The importance of Wittenberg historically was due to its seat of the Elector of Saxony, a dignity held by the dukes of Saxe-Wittenberg and also to its close connection with Martin Luther and the dawn of the Protestant Reformation; several of its buildings are associated with the events of this time. Part of the Augustinian monastery in which Luther dwelt, first as a monk and later as owner with his wife and family, is preserved and considered to be the world's premier museum dedicated to Luther.
In 1502 the University of Wittenberg was founded and gave a home to many important thinkers, among them Martin Luther (Professor of Theology from 1508) and Philipp Melanchthon (Professor of Greek from 1518).
On October 31 1517, Luther nailed his 95 theses against the selling of indulgences at the door of the All Saints', the Castle Church, marking the beginning of the Protestant Reformation. The Anabaptist movement also had one of its earliest homes in Wittenberg, when the Zwickau prophets moved there in late 1521, only to be suppressed by Luther when he returned from the Wartburg in spring 1522. The Capitulation of Wittenberg (1547) is the name given to the treaty by which John Frederick the Magnanimous was compelled to resign the electoral dignity and most of his territory to the Albertine branch of the House of Wettin.
In 1760 during the Seven Years' War, the Prussian-occupied town was bombarded by the Austrians. It was occupied by the French in 1806, and refortified in 1813 by command of Napoleon. In 1814 it was stormed by the Prussian Army under Tauentzien, who received the title of "von Wittenberg" as a reward. In 1815 Wittenberg became part of Prussia and was administered within the Province of Saxony. Wittenberg continued to be a fortress of the third class until the reorganization of German defenses after the foundation of the new German Empire led to its being dismantled in 1873.
Unlike many other historic German cities during World War II, Wittenberg was spared destruction during the war. The Allies agreed not to bomb Wittenberg, though there was fighting in the city, with bullet pock-marks visible on the statues of Luther and Melanchthon at the market square, or so the popular version of the city's history goes. In actuality, the Luther statue was not even present in the city square during much of the war. It was stored at Luther Brunnen, a roadhouse only a few kilometers north of the city.

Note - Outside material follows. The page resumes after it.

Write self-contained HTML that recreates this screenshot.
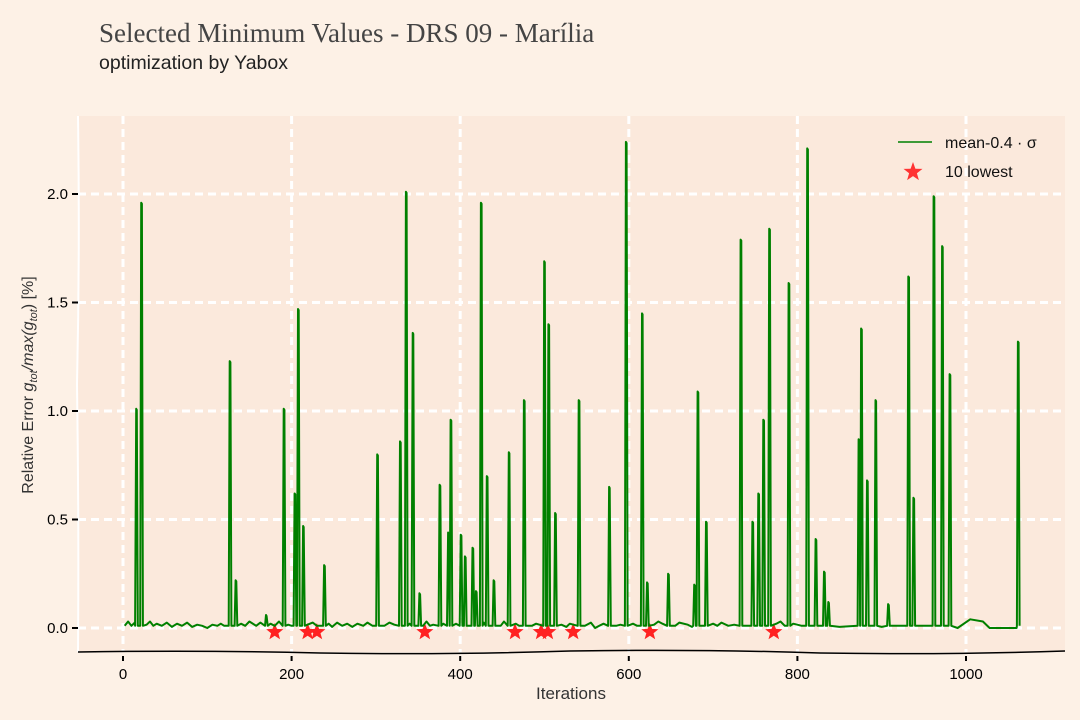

Wittenberg's reputation as a city protected from Allied bombing is also not historically accurate. There was on the outskirts of Wittenberg the Arado Flugzeugwerke (Arado Aircraft Factory), which produced aircraft components for Hitler's airforce. The factory was staffed by Jews, Russians, Poles, political prisoners, and even a few Americans--all prisoners engaging in forced labor. Despite the prisoner status of its workers, American and British planes bombed the factory near the end of WWII. One thousand prisoner workers were killed. The recent publication of "...und morgen war Krieg!" by Renate Gruber-Lieblich attempts to document this tragic bombing of Wittenberg.
At the end of the war, Wittenberg was occupied by Soviet forces, and became part of the German Democratic Republic in 1949. By means of the peaceful revolution in 1989, the communist regime was brought down and the city has been governed democratically since 1990.
Wittenberg's civic coat of arms conveys with its various heraldic elements something of the town's history. On 27 June 1293, Wittenberg was granted town rights by Duke Albrecht II. There then arose a mediaeval town whose highest governing body was its council. This council, known to have existed as early as 1317, was given the job of administering the town in its care through law and legislation, and of handling the town's revenue. For documentation, the administration used its own seal. One version of what is believed to be the town's oldest town seal, which the council used, and which dated from the first half of the 14th century, set the pattern with its elements for various civic coats of arms down to the present day.
The coat of arms symbolizes, with its crenelated wall and the towers within and each side, a town that was already strongly fortified by 1409. The two shields in the centre form the coat of arms of the Electorate of Saxony with the Saxon arms on the right, whose gold and black stripes recall the Ascanian rulers' house colours with the Rautenkranz (literally "lozenge wreath", although it is no such thing, as can be seen at the Saxony article) across them symbolizing the town's founder Duke Albrecht II since 1262, when it appeared in his arms. The shield on the left is the Wittenberg district's arms. In 1356, Emperor Charles IV bestowed upon the Duke of Saxony-Wittenberg the honour of Elector. Wittenberg became an Electoral residence. The shield with its crossed swords stands for the office of "Arch-Marshal of the Holy Roman Empire" inextricably joined by the Electorate, brought to Wittenberg by Rudolf I. Both coats of arms continued to be used by the Wettins after the Ascanians died out. The flowing water at the foot of the shield symbolizes Wittenberg's location on the river Elbe. The fish is a salmon, which were once abundant in the Elbe. The fishermen, like all professions in town, got their own order in 1422, and the fish found its way onto their coat of arms.